10 Not-So-Silly Ways to Make the World a Better Place

better place

As honorable an intention as it is to want to be a better person and make the world a better place, it can seem a little serious, can’t it?

Here then are 10 seemingly tiny, maybe even silly, ways to leave the world a little better than you found it. These quick little hits are things you could put in to practice today. Try them and you’ll see – for something so little, they actually pack a pretty big punch in helping you feel better about yourself and the world in general!

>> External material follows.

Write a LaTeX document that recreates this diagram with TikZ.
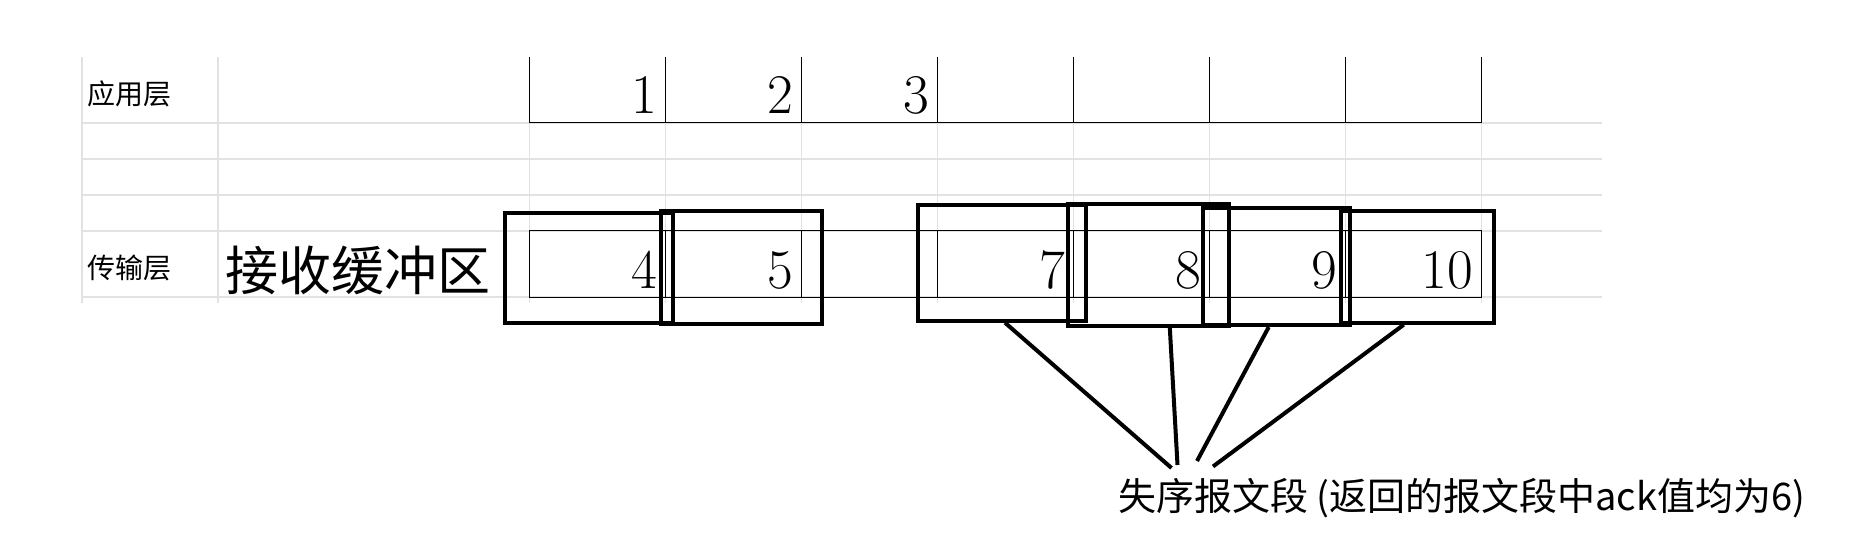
\documentclass[tikz,border=0pt]{standalone}
\usepackage{fontspec}
\usepackage{tikz}
\newfontfamily\cjk{Noto Sans CJK SC}
\definecolor{sheetgray}{RGB}{226,226,226}
\tikzset{
  sheet/.style={draw=sheetgray,line width=1.2pt},
  cell/.style={draw=black,line width=1pt},
  segbox/.style={draw,line width=4pt,inner sep=0pt},
  link/.style={line width=4pt},
  num/.style={font=\fontsize{56}{56}\selectfont,inner sep=0pt,anchor=base east},
  layer/.style={font=\cjk\fontsize{28}{28}\selectfont,inner sep=0pt,anchor=base west},
  buf/.style={font=\cjk\fontsize{53}{53}\selectfont,inner sep=0pt,anchor=base west},
  note/.style={font=\cjk\fontsize{38}{38}\selectfont,inner sep=0pt,anchor=base west}
}

\begin{document}
\begin{tikzpicture}[x=1pt,y=-1pt]
  \useasboundingbox (0,0) rectangle (1863,556);
  % spreadsheet grid
  \draw[sheet] (81,123) -- (1602,123) (81,159) -- (1602,159) (81,195) -- (1602,195) (81,231) -- (1602,231) (81,297) -- (1602,297);
  \draw[sheet] (218,57) -- (218,303) (529.6,123) -- (529.6,303) (665.6,123) -- (665.6,303) (801.5,123) -- (801.5,303) (937.5,123) -- (937.5,303);
  \draw[sheet] (1073.4,123) -- (1073.4,303) (1209.4,123) -- (1209.4,303) (1345.4,123) -- (1345.4,303) (1481.3,123) -- (1481.3,303);
  \draw[sheet,line width=2pt] (81.5,57) -- (81.5,303);
  % application layer row
  \draw[cell] (529.6,57) -- (529.6,123) -- (1481.3,123) -- (1481.3,57) (665.6,57) -- (665.6,123) (801.5,57) -- (801.5,123);
  \draw[cell] (937.5,57) -- (937.5,123) (1073.4,57) -- (1073.4,123) (1209.4,57) -- (1209.4,123) (1345.4,57) -- (1345.4,123);
  % transport layer row
  \draw[cell] (529.6,231) rectangle (1481.3,297) (665.6,231) -- (665.6,297) (801.5,231) -- (801.5,297) (937.5,231) -- (937.5,297);
  \draw[cell] (1073.4,231) -- (1073.4,297) (1209.4,231) -- (1209.4,297) (1345.4,231) -- (1345.4,297);

  \node[layer] (app) at (87,105) {应用层}; \node[layer] (trans) at (87,278.5) {传输层};
  \node[buf] (rbuf) at (225,290) {接收缓冲区};

  \node[num] (n1) at (657.6,114) {1}; \node[num] (n2) at (793.5,114) {2}; \node[num] (n3) at (929.5,114) {3};
  \node[num] (n4) at (657.6,288) {4}; \node[num] (n5) at (793.5,288) {5};
  \node[num] (n7) at (1065.4,288) {7}; \node[num] (n8) at (1201.4,288) {8}; \node[num] (n9) at (1337.4,288) {9}; \node[num] (n10) at (1473.3,288) {10};

  % segment boxes
  \node[segbox,minimum width=168.3pt,minimum height=109.4pt] (b4) at (588.9,268) {};
  \node[segbox,minimum width=161.3pt,minimum height=113pt] (b5) at (741.4,267.5) {};
  \node[segbox,minimum width=168pt,minimum height=115.4pt] (b7) at (1002,263) {};
  \node[segbox,minimum width=161pt,minimum height=121.7pt] (b8) at (1148.8,264.9) {};
  \node[segbox,minimum width=146.7pt,minimum height=116.7pt] (b9) at (1276.7,266.7) {};
  \node[segbox,minimum width=153.3pt,minimum height=112pt] (b10) at (1417.7,266.7) {};

  \node[note] (lbl) at (1118,510.5) {失序报文段 (返回的报文段中ack值均为6)};
  \coordinate (e1) at (1171.5,468); \coordinate (e2) at (1177.5,465); \coordinate (e3) at (1197,461); \coordinate (e4) at (1213,466.5);
  \draw[link] ([xshift=3pt]b7.south) -- (e1); \draw[link] ([xshift=21pt]b8.south) -- (e2);
  \draw[link] ([xshift=-8pt]b9.south) -- (e3); \draw[link] ([xshift=-14pt]b10.south) -- (e4);
\end{tikzpicture}
\end{document}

  1. Return your grocery cart to the parking lot corral
    This idea came from Nicole at Girl in a Boy House in her hilarious review of How to Be a Better Person. I don’t think anyone really enjoys going to the grocery store. But when you’re in the parking lot and there are no spaces except for ones that have been taken up by empty grocery carts that people didn’t return to the corral that’s only 10 steps away, it can really put a mental hitch in your giddy-up. You can take those extra 10 steps, right? Your FitBit, and humanity, will thank you. 
  1. Let people make a left-hand turn
    This is a real Rhode Island tradition that at first confounded me (in New York City, where I lived for 15 years before moving here, you never interrupted the flow of traffic; EVER). When you are the first car at a red light and the car headed in the opposite direction needs to take a left-hand turn, you let them go first. A little wave of the hand or flick of the lights lets them know it’s OK to go. Traffic studies show that left-hand turns slow down the flow of all cars in general. Letting someone go first helps you do your part to get everyone where they’re going with a little less aggravation. It also makes the other driver’s day. So, why not?
  1. Give more positive reviews
    This goes for Yelp as much as it does your actual life—don’t let the only time you give feedback be when you’ve got something to complain about. In fact, make it your goal to give positive reviews pretty much only (unless there’s really just some injustice that needs your voice). What you focus on grows, so focus on what’s going well.
  1. Put things back where they go
    It’s not that hard: you need something, you get it out, you use it, and then you put it back. That way, your space stays clutter-free and ready to support you in whatever you choose to do next. (The people you live with will also appreciate it; trust me.)
  1. Please be neat and wipe the seat!
    Ladies, need I say more??
  1. Pick up the poop
    Petting and snuggling with a dog is fun; picking up the poop is not. But poop is a fact of life. Ignoring it doesn’t make it go away—it makes your mess someone else’s bad day when they inadvertently step in it. Whatever your version of dog poop is (the food your kids dropped on the floor at restaurants, the trash in your car that you might be tempted to throw out the window, the late-night snack that ended up as crumbs on the couch), do everyone a favor and put it where it belongs. It’s just the right thing to do.
  1. No more “I’m fine”
    The next time someone asks how you are, resist the urge to say “fine” and share something that’s true for you at this moment: hungry, irritated, happy for no apparent reason, a little punchy. In other words, be real. You’ll connect with the other person who will either want to hear more or think a little more deeply about his response when you ask, And how are you?
  1. Stop group texting
    OK, this one might just be me. When my phone starts dinging like crazy because of a group text, my stress level (and my heart rate) skyrockets. Email’s the place for group discussions. Who’s with me?
  1. Tell her about the spinach
    Don’t let a friend or a co-worker walk around all day with spinach in her teeth! All you need to do is say, “Oh, gosh, there’s something in your teeth, right here.” And then point to that spot on your own mouth. Stay with her until it’s gone. It’s just the right thing to do.
  1. Look people in the eye
    I lived in New York City on 9/11. It was devastating. Terrifying. But there was also a beauty in it because for those first few days, everyone looked each other in the eye—on the sidewalk, the subway platform, in the bodega. All the places people normally keep their gaze to themselves, we all looked up and met each other’s looks. It’s what got us through, to remember that we were all in this together. Try it today, you’ll see.